699.2 Maquiladoras in low wage society

Saturday, August 4, 2012: 12:45 PM
Faculty of Economics, TBA
Oral
Marco GOMEZ SOLORZANO , Sociology, Professor, Mexico, DF, Mexico
Maquiladoras in low wage society
Submitter's E-mail Address:
marcoagomez.gomez@gmail.com
Preferred Presentation Format:
Oral
Keywords:
Export-processing, Maquiladoras, intensive-labor and low-wage
Maquiladora production is a result of the tendency of capitalist enterprises to shift their activities from more industrialized to less industrialized areas. resulting from the transnational corporations´ quest for ever lower production costs, particularly labor costs. The maquiladora is basically a form of manufacturing assembly that takes place mainly in low-cost flexible labor zones of  peripheral economies as a link –whether directly or indirectly– of transnational production chains.

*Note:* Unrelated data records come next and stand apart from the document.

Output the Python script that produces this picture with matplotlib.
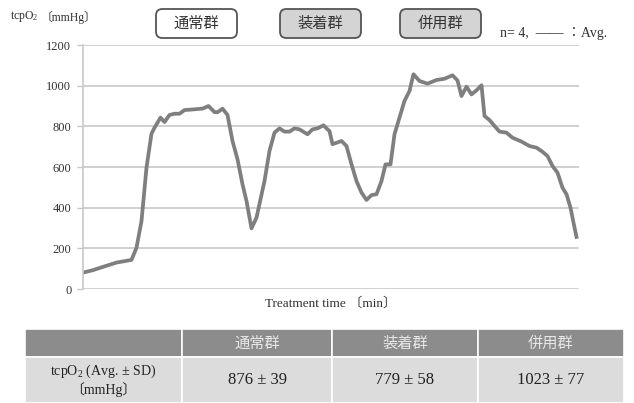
import matplotlib.pyplot as plt
from matplotlib.patches import FancyBboxPatch

plt.rcParams['font.family'] = ['Liberation Serif', 'Noto Sans CJK JP']
plt.rcParams['mathtext.fontset'] = 'custom'
plt.rcParams['mathtext.rm'] = 'Liberation Serif'
plt.rcParams['mathtext.it'] = 'Liberation Serif'

# Datos (tiempo relativo, tcpO2 medio)
tiempo = [0, 10, 20, 34, 49, 54, 59, 64, 69, 72, 78, 82, 87, 92, 97, 102, 110, 120,
          126, 132, 135, 140, 145, 150, 155, 160, 164, 169, 174, 182, 187, 192, 197,
          202, 207, 212, 217, 225, 230, 235, 241, 245, 247, 250, 259, 264, 269, 274,
          279, 284, 289, 294, 299, 303, 308, 312, 317, 322, 327, 331, 337, 345, 354,
          362, 370, 375, 379, 384, 389, 394, 399, 402, 407, 412, 417, 424, 430, 439,
          447, 454, 460, 465, 470, 475, 480, 484, 488, 491, 494]
tcpo2 = [80, 92, 108, 130, 143, 203, 334, 597, 764, 793, 843, 821, 856, 862, 862, 880,
         883, 887, 900, 870, 869, 887, 856, 728, 638, 515, 433, 298, 351, 531, 679, 769,
         790, 774, 774, 790, 785, 761, 785, 790, 805, 785, 777, 712, 728, 703, 613, 531,
         474, 438, 462, 466, 531, 613, 613, 761, 843, 925, 974, 1056, 1023, 1010, 1028,
         1034, 1051, 1026, 949, 995, 957, 977, 1002, 851, 831, 802, 774, 769, 744, 725,
         703, 695, 675, 654, 605, 572, 498, 466, 400, 326, 256]

grupos = ['通常群', '装着群', '併用群']
media_sd = ['876 ± 39', '779 ± 58', '1023 ± 77']
fila_titulo = 'tcpO$_2$ (Avg. ± SD)\n〔mmHg〕'

W, H = 634, 403
fig = plt.figure(figsize=(6.34, 4.03), dpi=100)

# Gráfico de línea
ax = fig.add_axes([82.5 / W, 1 - 289 / H, 496.5 / W, 244 / H])
ax.plot(tiempo, tcpo2, color='#7f7f7f', linewidth=2.7, solid_joinstyle='round')
ax.set_xlim(0, 496.5)
ax.set_ylim(0, 1200)
ax.set_yticks(range(0, 1201, 200))
ax.set_xticks([])
ax.grid(axis='y', color='#c8c8c8', linewidth=1.2)
ax.set_axisbelow(True)
for lado in ['top', 'right', 'bottom']:
    ax.spines[lado].set_visible(False)
ax.spines['left'].set_color('#c8c8c8')
ax.spines['left'].set_linewidth(1.2)
ax.tick_params(axis='y', length=4, width=1.0, color='#c8c8c8', labelsize=9,
               labelcolor='#333333', pad=4)
ax.set_xlabel('Treatment time 〔min〕', fontsize=9.5, color='#333333', labelpad=6)

# Etiqueta del eje Y arriba a la izquierda
fig.text(10 / W, 1 - 17 / H, 'tcpO$_2$', fontsize=8.5, color='#333333',
         va='center', ha='left')
fig.text(41 / W, 1 - 17 / H, '〔mmHg〕', fontsize=8.5, color='#333333',
         va='center', ha='left')

# Botones de grupos
cajas_x = [156, 280, 400]
fondos = ['white', '#d4d4d4', '#d4d4d4']
for nombre, x0, fondo in zip(grupos, cajas_x, fondos):
    caja = FancyBboxPatch((x0 / W, 1 - 38 / H), 81 / W, 29 / H,
                          boxstyle='round,pad=0,rounding_size=0.01',
                          transform=fig.transFigure, facecolor=fondo,
                          edgecolor='#555555', linewidth=1.3,
                          mutation_aspect=W / H)
    fig.patches.append(caja)
    fig.text((x0 + 40.5) / W, 1 - 23.5 / H, nombre, fontsize=11, color='#333333',
             ha='center', va='center', family=['Noto Sans CJK JP'])

fig.text(500 / W, 1 - 34 / H, 'n= 4,  —— ：Avg.', fontsize=10, color='#333333',
         ha='left', va='center')

# Tabla
tax = fig.add_axes([25 / W, 0, 599 / W, 74 / H])
tax.axis('off')
celdas = [[''] + grupos, [fila_titulo] + media_sd]
tabla = tax.table(cellText=celdas, bbox=[0, 0, 1, 1],
                  colWidths=[157, 150, 146, 146], cellLoc='center')
tabla.auto_set_font_size(False)
alturas = [28 / 74, 46 / 74]
for (r, c), celda in tabla.get_celld().items():
    celda.set_edgecolor('white')
    celda.set_linewidth(1.2)
    celda.set_height(alturas[r])
    if r == 0:
        celda.set_facecolor('#8c8c8c')
        celda.get_text().set_color('#e8e8e8')
        celda.get_text().set_fontsize(11)
        celda.get_text().set_family(['Noto Sans CJK JP'])
    else:
        celda.set_facecolor('#dcdcdc')
        celda.get_text().set_color('#222222')
        celda.get_text().set_fontsize(10 if c == 0 else 12)

fig.savefig('out.png', dpi=100)
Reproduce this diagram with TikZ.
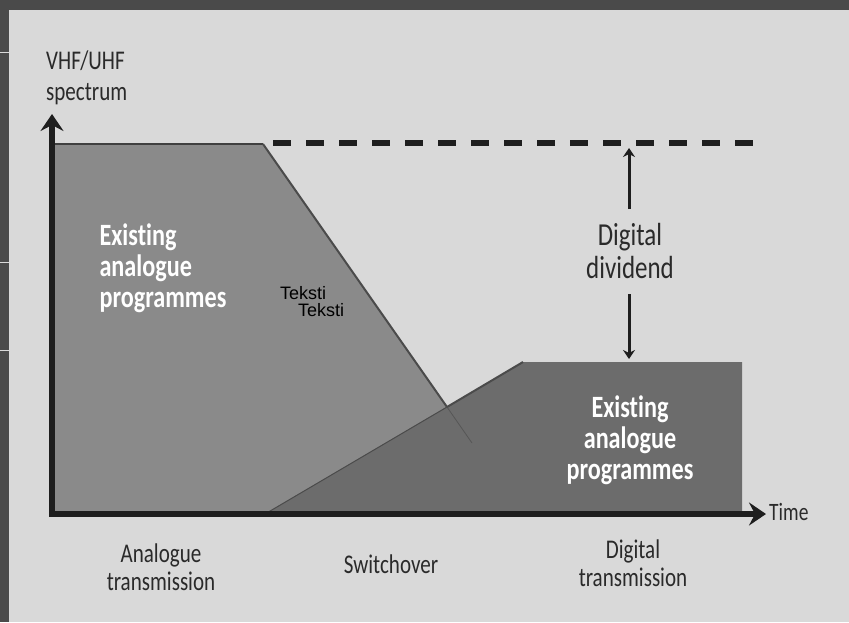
\documentclass[tikz,border=0pt]{standalone}
\usepackage{fontspec}
\setmainfont{Carlito}[FakeStretch=0.78, RawFeature={-liga}]
\newfontfamily\arialfont{Liberation Sans}
\usetikzlibrary{arrows.meta}

\definecolor{bggray}{HTML}{D9D9D9}
\definecolor{framegray}{HTML}{4A4A4A}
\definecolor{leftgray}{HTML}{8A8A8A}
\definecolor{rightgray}{HTML}{6C6C6C}
\definecolor{inkgray}{HTML}{1E1E1E}
\definecolor{labelgray}{HTML}{2A2A2A}

\tikzset{
  axisline/.style={line width=6pt, draw=inkgray,
    {Stealth[length=17pt,width=23pt,inset=6pt]}-{Stealth[length=17pt,width=23pt,inset=6pt]}},
  dimarrow/.style={line width=3pt, draw=inkgray,
    -{Stealth[length=9pt,width=12pt,inset=3pt]}},
  dividerline/.style={line width=6pt, draw=inkgray, dash pattern=on 18pt off 15pt},
  edgeline/.style={line width=2pt, draw=inkgray!80},
  whitelbl/.style={text=white, font=\bfseries\fontsize{31}{31}\selectfont},
  graylbl/.style={text=labelgray, font=\fontsize{27}{28}\selectfont, align=center, inner sep=0pt},
  tekstlbl/.style={text=black, font=\arialfont\fontsize{18}{18}\selectfont, inner sep=0pt, anchor=west}
}

\begin{document}
\begin{tikzpicture}[x=1pt,y=-1pt]
  % page and frame
  \useasboundingbox (0,0) rectangle (849,622);
  \fill[bggray] (0,0) rectangle (849,622);
  \fill[framegray] (0,0) rectangle (849,10);
  \fill[framegray] (0,0) rectangle (9,622);
  \foreach \yy in {52,262,350}
    \draw[line width=1pt, white!85!black] (0,\yy) -- (9,\yy);

  % axis corner points
  \coordinate (origin) at (52,514);
  \coordinate (ytip) at (52,114);
  \coordinate (xtip) at (766,514);

  % analogue share of the spectrum
  \fill[leftgray] (52,144) -- (263,144) -- (522,514) -- (52,514) -- cycle;
  \draw[line width=1.5pt, inkgray!85] (55,144) -- (263,144);
  \draw[edgeline] (263,144) -- (447,407);

  % digital share of the spectrum
  \fill[rightgray] (265,514) -- (523,362) -- (742,362) -- (742,514) -- cycle;
  \draw[line width=1pt, rightgray!70!black] (265,514) -- (447,407);
  \draw[line width=0.8pt, rightgray!80!black] (447,407) -- (472,443);
  \draw[edgeline] (447,407) -- (523,362);

  % axes
  \draw[axisline] (ytip) -- (origin) -- (xtip);

  % spectrum ceiling
  \coordinate (dashstart) at (273,143);
  \coordinate (dashend) at (766,143);
  \draw[dividerline] (dashstart) -- (dashend);

  % labels inside the areas
  \node[whitelbl, align=left, anchor=west] (leftprog) at (96,268) {Existing\\analogue\\programmes};
  \node[whitelbl, align=center] (rightprog) at (630,440) {Existing\\analogue\\programmes};
  \node[tekstlbl] (teksta) at (280,293) {Teksti};
  \node[tekstlbl] (tekstb) at (298,310) {Teksti};

  % digital dividend marker
  \node[graylbl, font=\fontsize{32}{33}\selectfont] (dividend) at (630,251) {Digital\\dividend};
  \coordinate (ceiling) at (629,148);
  \coordinate (floor) at (629,359);
  \coordinate (gaptop) at (629,209);
  \coordinate (gapbottom) at (629,294);
  \draw[dimarrow] (gaptop) -- (ceiling);
  \draw[dimarrow] (gapbottom) -- (floor);

  % axis titles
  \node[graylbl, align=left, anchor=west, font=\fontsize{27}{31}\selectfont] (ytitle) at (46,78) {VHF/UHF\\spectrum};
  \node[graylbl, anchor=west, font=\fontsize{25}{28}\selectfont] (xtitle) at (769,512) {Time};

  % phase labels
  \node[graylbl] (analogue) at (161,567) {Analogue\\transmission};
  \node[graylbl] (switch) at (391,564) {Switchover};
  \node[graylbl] (digital) at (633,563) {Digital\\transmission};
\end{tikzpicture}
\end{document}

Corporations, with large capital reserves but high labor and environmental costs, tend to outsource the less technologically developed operations to low-standard zones in which workers perform relatively less skilled tasks, while countries with weak savings and large labor reserves tend to demand foreign capital investments (FDI) and to expel large amounts of workers to high-standard zones. The general tendency in peripheric economies is the permanent reproduction of the main aspects of maquiladora assembly-for-export model: low  wages, relatively non-skilled labor, basic assembly operations, no general technological upgrading, and no backward linking. The net outcome is that globally wages and working conditions tend to fluctuate around ever lower levels, and production takes place under relatively lower technological compositions, that is, if considered globally, a race to the bottom.